See, also, Hodge v. Hodge, 47 Wash. 196, 91 Pac. 764; McBride v. McGinley, 31 Wash. 573, 72 Pac. 105.

*464Tested by this rule, and conceding that the burden was upon the respondent to establish the contract by a preponderance of the evidence, we think she made a case on which she was entitled to the judgment of the jury. Clearly there was evidence from which the jury could find that there was an understanding or agreement between Dr. Smith arid the respondent that she should receive compensation for her services rendered after she returned to the doctor’s household in 1898. The evidence leads, it is true, to the conclusion that the compensation was to be made in the will of the doctor, and from certain of his life insurance, but this does not bar the respondent from enforcing her claim. The rule is that where personal services are performed by one person for another under a contract or mutual understanding that compensation therefor is to be made in the will of the party receiving the benefit, or by some instrument to become absolute upon his death, and the party dies without making such provision, an action will lie against his estate to recover the reasonable value of the services. Snowden v. Clemons, 5 Colo. App. 251, 38 Pac. 475; Miller v. Lash, 85 N. C. 51, 39 Am. Rep. 678; Riddle v. Backus, 38 Iowa 81; McGarvy v. Roods, 73 Iowa 363, 35 N. W. 488; Stewart v. Small, 11 Ind. App. 100; Bell v. Hewitt’s Ex'rs., 24 Ind. 280; Snyder v. Caster’s Adm’r., 4 Yeates 353. So here, since the jury found in the respondent’s favor on the question whether or not the services were gratuitous, she was entitled to recover on a quantum meruit; she need not predicate her action on a breach of the agreement.

The question whether there had been an accord and satisfaction of the respondent’s claim between the respondent and Dr.

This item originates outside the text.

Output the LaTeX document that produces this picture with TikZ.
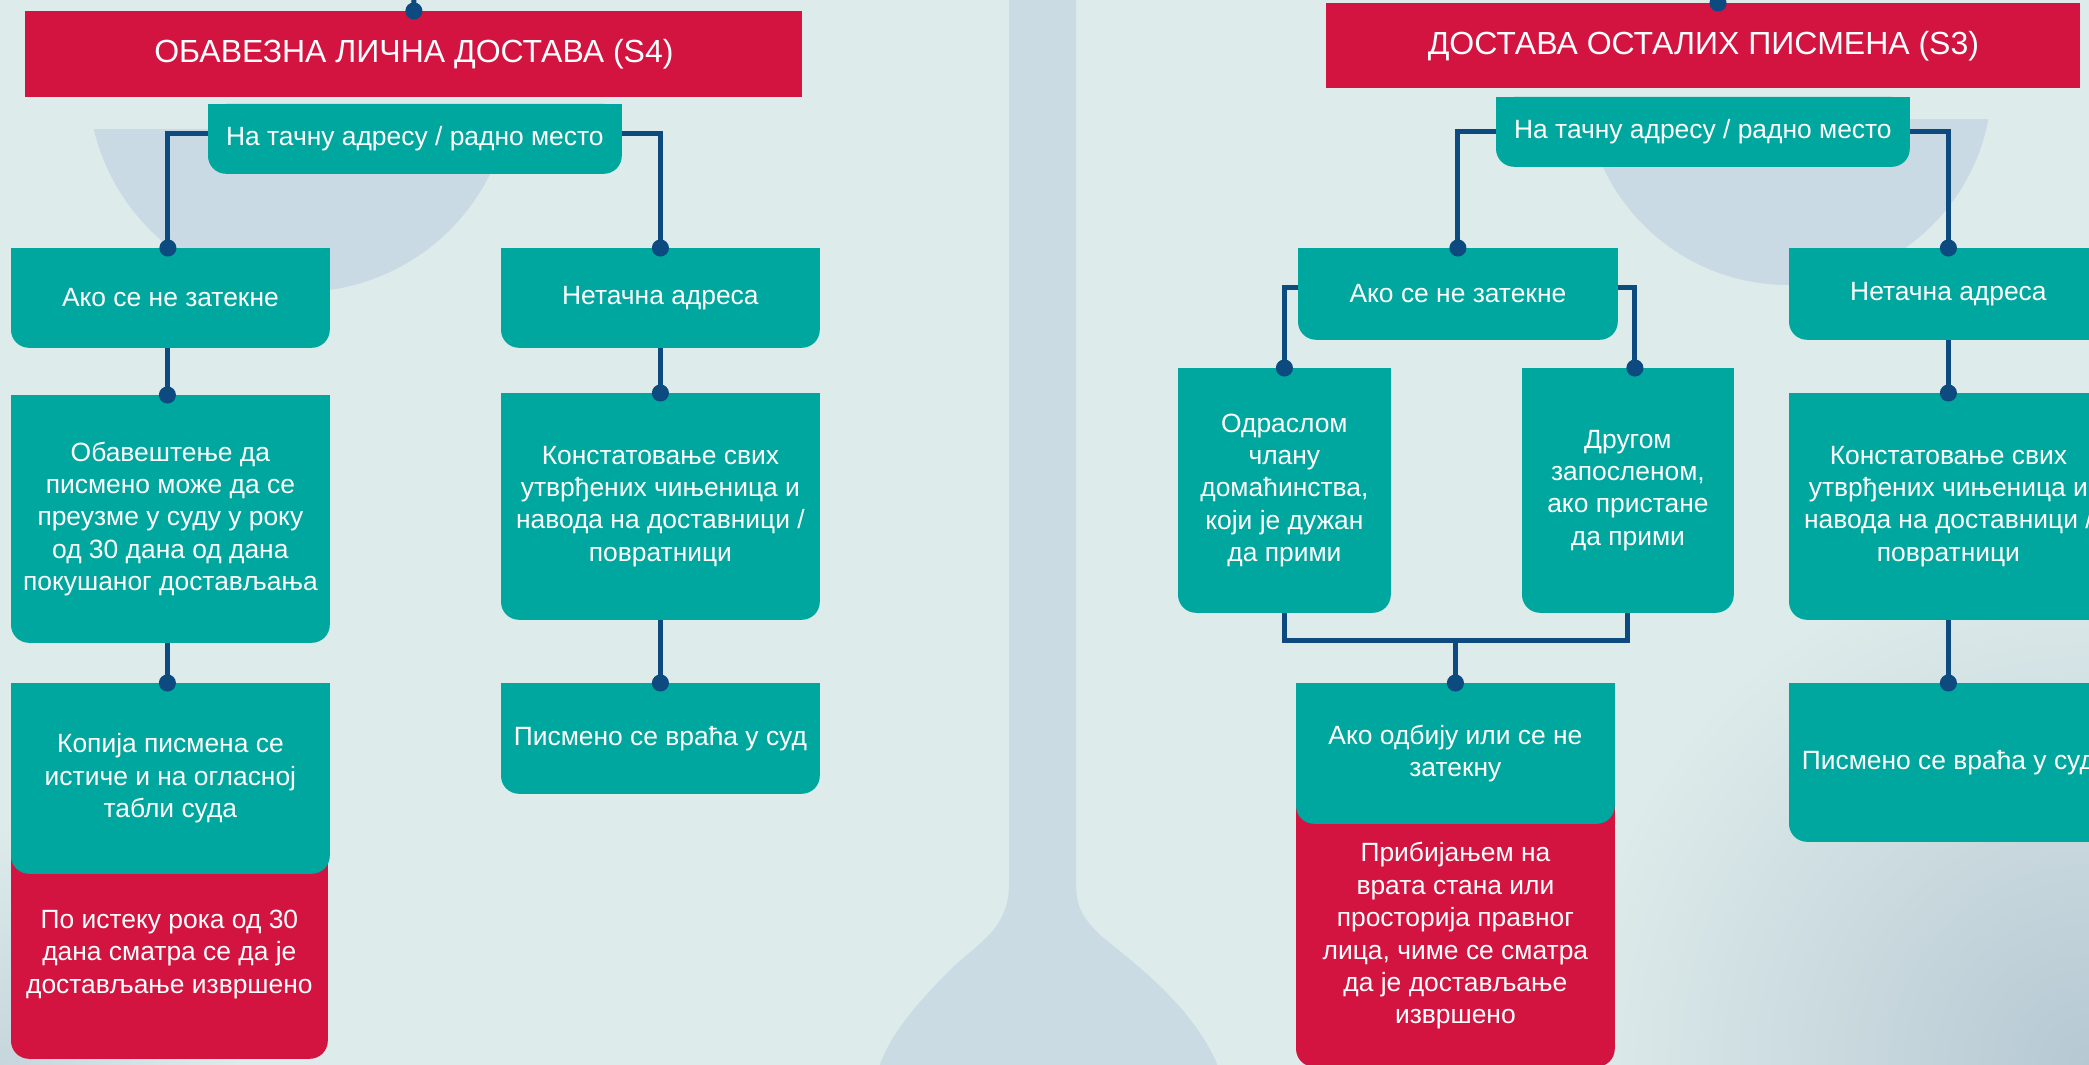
\documentclass[tikz,border=0pt]{standalone}
\usepackage{fontspec}
\setmainfont{Liberation Sans}
\usetikzlibrary{positioning, arrows.meta, backgrounds}

\definecolor{paper}{HTML}{DDEBEA}
\definecolor{crimson}{HTML}{D31440}
\definecolor{jade}{HTML}{00A79E}
\definecolor{navy}{HTML}{0D4A80}
\definecolor{grain}{HTML}{C4D4E2}
\definecolor{shadow}{HTML}{B6C8D3}

\newcommand{\boxfont}{\fontsize{13.2pt}{16.2pt}\selectfont}
\newcommand{\bannerfont}{\fontsize{16pt}{19pt}\selectfont}

\tikzstyle{link} = [line width=2.5pt, draw=navy, -{Circle[length=8.5pt]}, shorten >=-4.25pt]
\tikzstyle{bar} = [line width=2.5pt, draw=navy]
\tikzstyle{banner} = [rectangle, anchor=north west, inner sep=0pt, fill=crimson, text=white, font=\bannerfont]
\tikzstyle{card} = [rectangle, anchor=north west, inner sep=0pt, align=center, text=white, font=\boxfont]

% body of a card: square top, rounded bottom
\newcommand{\cardfill}[2]{%
  \fill[#1, rounded corners=9pt] (#2.north west) rectangle (#2.south east);
  \fill[#1] (#2.north west) rectangle (#2.east);}

\begin{document}
\begin{tikzpicture}[x=0.5pt, y=-0.5pt]
\useasboundingbox (0,0) rectangle (2089,1065);

% left half: S4
\node (s4title) [banner, minimum width=388.5pt, minimum height=43pt] at (25,11) {ОБАВЕЗНА ЛИЧНА ДОСТАВА (S4)};
\node (s4addr) [card, minimum width=206.5pt, minimum height=34.5pt] at (208,104) {На тачну адресу / радно место};

\node (s4absent) [card, minimum width=159pt, minimum height=49.5pt] at (11,248) {Ако се не затекне};
\node (s4notice) [card, minimum width=159pt, minimum height=123.5pt] at (11,395) {Обавештење да\\писмено може да се\\преузме у суду у року\\од 30 дана од дана\\покушаног достављања};
\node (s4copy) [card, minimum width=159pt, minimum height=95pt] at (11,683) {Копија писмена се\\истиче и на огласној\\табли суда};
\node (s4deemed) [card, minimum width=158pt, minimum height=104pt] at (11,850) {По истеку рока од 30\\дана сматра се да је\\достављање извршено};

\node (s4wrong) [card, minimum width=159pt, minimum height=49.5pt] at (501,248) {Нетачна адреса};
\node (s4record) [card, minimum width=159pt, minimum height=113pt] at (501,393) {Констатовање свих\\утврђених чињеница и\\навода на доставници /\\повратници};
\node (s4return) [card, minimum width=159pt, minimum height=55pt] at (501,683) {Писмено се враћа у суд};

% right half: S3
\node (s3title) [banner, minimum width=377pt, minimum height=42.5pt] at (1326,3) {ДОСТАВА ОСТАЛИХ ПИСМЕНА (S3)};
\node (s3addr) [card, minimum width=206.5pt, minimum height=34.5pt] at (1496,97) {На тачну адресу / радно место};

\node (s3absent) [card, minimum width=159.5pt, minimum height=45.5pt] at (1298,248) {Ако се не затекне};
\node (s3adult) [card, minimum width=106pt, minimum height=122pt] at (1178,368) {Одраслом\\члану\\домаћинства,\\који је дужан\\да прими};
\node (s3colleague) [card, minimum width=105.5pt, minimum height=122pt] at (1522,368) {Другом\\запосленом,\\ако пристане\\да прими};
\node (s3refuse) [card, minimum width=159pt, minimum height=70pt] at (1296,683) {Ако одбију или се не\\затекну};
\node (s3affix) [card, minimum width=159pt, minimum height=130.5pt] at (1296,805) {Прибијањем на\\врата стана или\\просторија правног\\лица, чиме се сматра\\да је достављање\\извршено};

\node (s3wrong) [card, minimum width=159pt, minimum height=45.5pt] at (1789,248) {Нетачна адреса};
\node (s3record) [card, minimum width=159pt, minimum height=113pt] at (1789,393) {Констатовање свих\\утврђених чињеница и\\навода на доставници /\\повратници};
\node (s3return) [card, minimum width=159pt, minimum height=79pt] at (1789,683) {Писмено се враћа у суд};

\coordinate (s4feed) at (414,-20);
\coordinate (s3feed) at (1718,-20);
\coordinate[above=21.5pt of s3refuse.north] (s3merge);

\draw[link] (s4feed) -- (s4title.north);
\draw[link] ([yshift=2.75pt]s4addr.west) -| ([xshift=-1.25pt]s4absent.north);
\draw[link] ([yshift=2.75pt]s4addr.east) -| (s4wrong.north);
\draw[link] ([xshift=-1.5pt]s4absent.south) -- ([xshift=-1.5pt]s4notice.north);
\draw[link] ([xshift=-1.5pt]s4notice.south) -- ([xshift=-1.5pt]s4copy.north);
\draw[link] (s4wrong) -- (s4record);
\draw[link] (s4record) -- (s4return);

\draw[link] (s3feed) -- (s3feed |- s3title.north);
\draw[link] (s3addr.west) -| (s3absent.north);
\draw[link] (s3addr.east) -| (s3wrong.north);
\draw[link] ([yshift=3pt]s3absent.west) -| (s3adult.north);
\draw[link] ([yshift=3pt]s3absent.east) -| ([xshift=3.5pt]s3colleague.north);
\draw[bar] (s3adult.south) |- (s3merge) -| (s3colleague.south);
\draw[link] (s3merge) -- (s3refuse.north);
\draw[link] (s3wrong) -- (s3record);
\draw[link] (s3record) -- (s3return);

\begin{scope}[on background layer]
\clip (0,0) rectangle (2089,1065);
\fill[paper] (0,0) rectangle (2089,1065);
\shade[inner color=shadow, outer color=paper] (2089,1065) circle[radius=520];
\shade[inner color=shadow!60!paper, outer color=paper] (0,1065) circle[radius=240];
% grainy half discs and the stand in the middle
\begin{scope}
\clip (0,130) rectangle (1000,400);
\fill[grain!75!paper] (300,80) circle[radius=212];
\end{scope}
\begin{scope}
\clip (1100,120) rectangle (2089,400);
\fill[grain!75!paper] (1788,81) circle[radius=204];
\end{scope}
\fill[grain!70!paper] (1009,-5) -- (1009,885) .. controls (1009,930) and (975,945) .. (950,970)
  .. controls (915,1005) and (885,1040) .. (877,1075) -- (1221,1075)
  .. controls (1200,1010) and (1130,960) .. (1100,935)
  .. controls (1080,915) and (1076,905) .. (1076,880) -- (1076,-5) -- cycle;
% card bodies
\cardfill{crimson}{s4deemed}
\cardfill{crimson}{s3affix}
\cardfill{jade}{s4addr}
\cardfill{jade}{s4absent}
\cardfill{jade}{s4notice}
\cardfill{jade}{s4copy}
\cardfill{jade}{s4wrong}
\cardfill{jade}{s4record}
\cardfill{jade}{s4return}
\cardfill{jade}{s3addr}
\cardfill{jade}{s3absent}
\cardfill{jade}{s3adult}
\cardfill{jade}{s3colleague}
\cardfill{jade}{s3refuse}
\cardfill{jade}{s3wrong}
\cardfill{jade}{s3record}
\cardfill{jade}{s3return}
\end{scope}

\end{tikzpicture}
\end{document}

Smith was properly left to the determination of the jury, and the verdict thereon is conclusive in this court.

The court allowed a recovery of interest from the time the appellant ceased working for Dr. Smith. This was error. The respondent’s claim did not mature until Smith’s death. At that time she had her election either to sue his estate on a. *465quantum meruit or in damages for a breach of the agreement, and her right to interest would not accrue until she made her election. The election was made when she presented her claim to the administratrix for the reasonable value of the services, and interest should have been allowed only from that date. This does not, however, require a retrial of the action, as the amount to be allowed as interest is merely for mathematical computation. The record makes it clear that the jury returned a verdict for $3,000, and interest at the legal rate from the date fixed by the court in its charge as the time from which interest could be computed. That date was February 25,1903, but as the claim was presented to the administratrix on February 11, 1905, interest should have been allowed only from that time.

For the error last mentioned, the judgment is reversed, and remanded with instructions to enter a judgment in favor of the respondent for $3,000, and interest from February 11, 1905, at 6 per cent per annum.

Rudkin, Root, and Crow, JJ., concur.

Hadley, C. J., and Mount, J., took no part.